— start RECORDS SHOWN —
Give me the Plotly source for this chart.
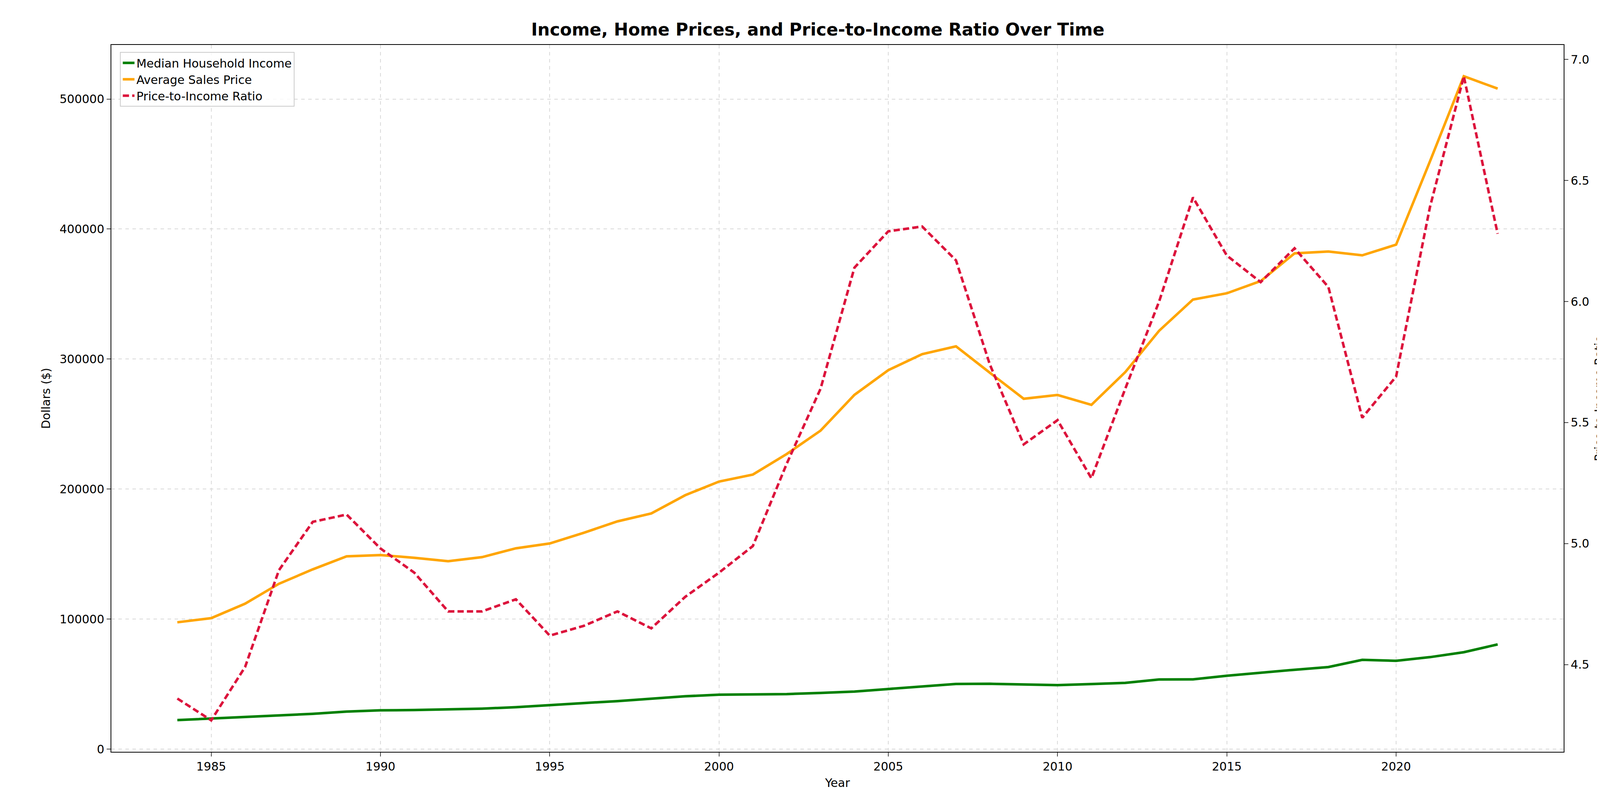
import plotly.graph_objects as go

years = list(range(1984, 2024))
median_income = [22400, 23600, 24900, 26000, 27200, 28900, 29900, 30100, 30600, 31200,
                 32300, 34100, 35500, 37000, 38900, 40700, 41900, 42200, 42400, 43300,
                 44300, 46300, 48200, 50200, 50300, 49800, 49300, 50100, 51000, 53600,
                 53700, 56500, 59000, 61100, 63200, 68700, 68000, 70800, 74600, 80600]
avg_price = [97600, 100800, 111900, 127200, 138300, 148300, 149300, 147200, 144600, 147700,
             154500, 158200, 166400, 175200, 181300, 195300, 205800, 211200, 227000, 245000,
             272500, 291500, 303800, 309800, 289500, 269500, 272400, 264800, 290000, 321800,
             345800, 350600, 360000, 381300, 382700, 379800, 388000, 452000, 517500, 508000]
ratio = [4.36, 4.27, 4.49, 4.89, 5.09, 5.12, 4.98, 4.88, 4.72, 4.72,
         4.77, 4.62, 4.66, 4.72, 4.65, 4.78, 4.88, 4.99, 5.33, 5.64,
         6.14, 6.29, 6.31, 6.17, 5.74, 5.41, 5.51, 5.27, 5.64, 6.00,
         6.43, 6.19, 6.08, 6.22, 6.06, 5.52, 5.69, 6.39, 6.93, 6.28]

font = dict(family="DejaVu Sans", size=30, color="black")
fig = go.Figure()
fig.add_trace(go.Scatter(x=years, y=median_income, name="Median Household Income",
                         mode="lines", line=dict(color="green", width=6.5)))
fig.add_trace(go.Scatter(x=years, y=avg_price, name="Average Sales Price",
                         mode="lines", line=dict(color="orange", width=6.5)))
fig.add_trace(go.Scatter(x=years, y=ratio, name="Price-to-Income Ratio", yaxis="y2",
                         mode="lines", line=dict(color="crimson", width=6.5, dash="16px,8px")))

axis_common = dict(showline=True, linecolor="black", linewidth=2,
                   ticks="outside", ticklen=10, tickwidth=2, tickfont=font, zeroline=False)
fig.update_layout(
    width=4171, height=2074, plot_bgcolor="white", paper_bgcolor="white", font=font,
    margin=dict(l=277, r=176, t=107, b=157),
    title=dict(text="<b>Income, Home Prices, and Price-to-Income Ratio Over Time</b>",
               x=0.5, xanchor="center", y=0.975, font=dict(family="DejaVu Sans", size=44)),
    xaxis=dict(**axis_common, range=[1982.05, 2024.95], dtick=5, tick0=1985, mirror=True,
               showgrid=True, gridcolor="#d9d9d9", griddash="dash", gridwidth=2,
               title=dict(text="Year", font=font)),
    yaxis=dict(**axis_common, range=[-2000, 541600], dtick=100000, tickformat="d", mirror=True,
               showgrid=True, gridcolor="#d9d9d9", griddash="dash", gridwidth=2,
               title=dict(text="Dollars ($)", font=font)),
    yaxis2=dict(**axis_common, overlaying="y", side="right", range=[4.14, 7.06], dtick=0.5,
                tickformat=".1f", showgrid=False, title=dict(text="Price-to-Income Ratio", font=font)),
    legend=dict(x=0.006, y=0.99, xanchor="left", yanchor="top", bgcolor="rgba(255,255,255,0.8)",
                bordercolor="#cccccc", borderwidth=2, font=font),
)
fig.write_html("out.html")
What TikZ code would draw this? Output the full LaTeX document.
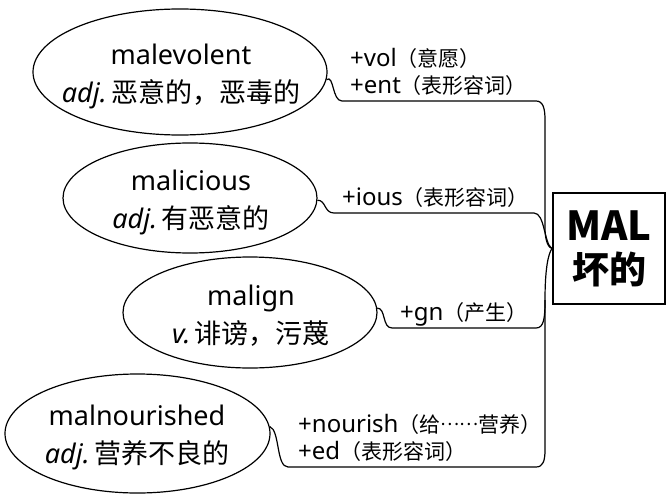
— end RECORDS SHOWN —
In your copy, repeat each record exactly and include no pictures.

Give me the Plotly source for this chart.
import plotly.graph_objects as go

years = list(range(1984, 2024))
median_income = [22400, 23600, 24900, 26000, 27200, 28900, 29900, 30100, 30600, 31200,
                 32300, 34100, 35500, 37000, 38900, 40700, 41900, 42200, 42400, 43300,
                 44300, 46300, 48200, 50200, 50300, 49800, 49300, 50100, 51000, 53600,
                 53700, 56500, 59000, 61100, 63200, 68700, 68000, 70800, 74600, 80600]
avg_price = [97600, 100800, 111900, 127200, 138300, 148300, 149300, 147200, 144600, 147700,
             154500, 158200, 166400, 175200, 181300, 195300, 205800, 211200, 227000, 245000,
             272500, 291500, 303800, 309800, 289500, 269500, 272400, 264800, 290000, 321800,
             345800, 350600, 360000, 381300, 382700, 379800, 388000, 452000, 517500, 508000]
ratio = [4.36, 4.27, 4.49, 4.89, 5.09, 5.12, 4.98, 4.88, 4.72, 4.72,
         4.77, 4.62, 4.66, 4.72, 4.65, 4.78, 4.88, 4.99, 5.33, 5.64,
         6.14, 6.29, 6.31, 6.17, 5.74, 5.41, 5.51, 5.27, 5.64, 6.00,
         6.43, 6.19, 6.08, 6.22, 6.06, 5.52, 5.69, 6.39, 6.93, 6.28]

font = dict(family="DejaVu Sans", size=30, color="black")
fig = go.Figure()
fig.add_trace(go.Scatter(x=years, y=median_income, name="Median Household Income",
                         mode="lines", line=dict(color="green", width=6.5)))
fig.add_trace(go.Scatter(x=years, y=avg_price, name="Average Sales Price",
                         mode="lines", line=dict(color="orange", width=6.5)))
fig.add_trace(go.Scatter(x=years, y=ratio, name="Price-to-Income Ratio", yaxis="y2",
                         mode="lines", line=dict(color="crimson", width=6.5, dash="16px,8px")))

axis_common = dict(showline=True, linecolor="black", linewidth=2,
                   ticks="outside", ticklen=10, tickwidth=2, tickfont=font, zeroline=False)
fig.update_layout(
    width=4171, height=2074, plot_bgcolor="white", paper_bgcolor="white", font=font,
    margin=dict(l=277, r=176, t=107, b=157),
    title=dict(text="<b>Income, Home Prices, and Price-to-Income Ratio Over Time</b>",
               x=0.5, xanchor="center", y=0.975, font=dict(family="DejaVu Sans", size=44)),
    xaxis=dict(**axis_common, range=[1982.05, 2024.95], dtick=5, tick0=1985, mirror=True,
               showgrid=True, gridcolor="#d9d9d9", griddash="dash", gridwidth=2,
               title=dict(text="Year", font=font)),
    yaxis=dict(**axis_common, range=[-2000, 541600], dtick=100000, tickformat="d", mirror=True,
               showgrid=True, gridcolor="#d9d9d9", griddash="dash", gridwidth=2,
               title=dict(text="Dollars ($)", font=font)),
    yaxis2=dict(**axis_common, overlaying="y", side="right", range=[4.14, 7.06], dtick=0.5,
                tickformat=".1f", showgrid=False, title=dict(text="Price-to-Income Ratio", font=font)),
    legend=dict(x=0.006, y=0.99, xanchor="left", yanchor="top", bgcolor="rgba(255,255,255,0.8)",
                bordercolor="#cccccc", borderwidth=2, font=font),
)
fig.write_html("out.html")
What TikZ code would draw this? Output the full LaTeX document.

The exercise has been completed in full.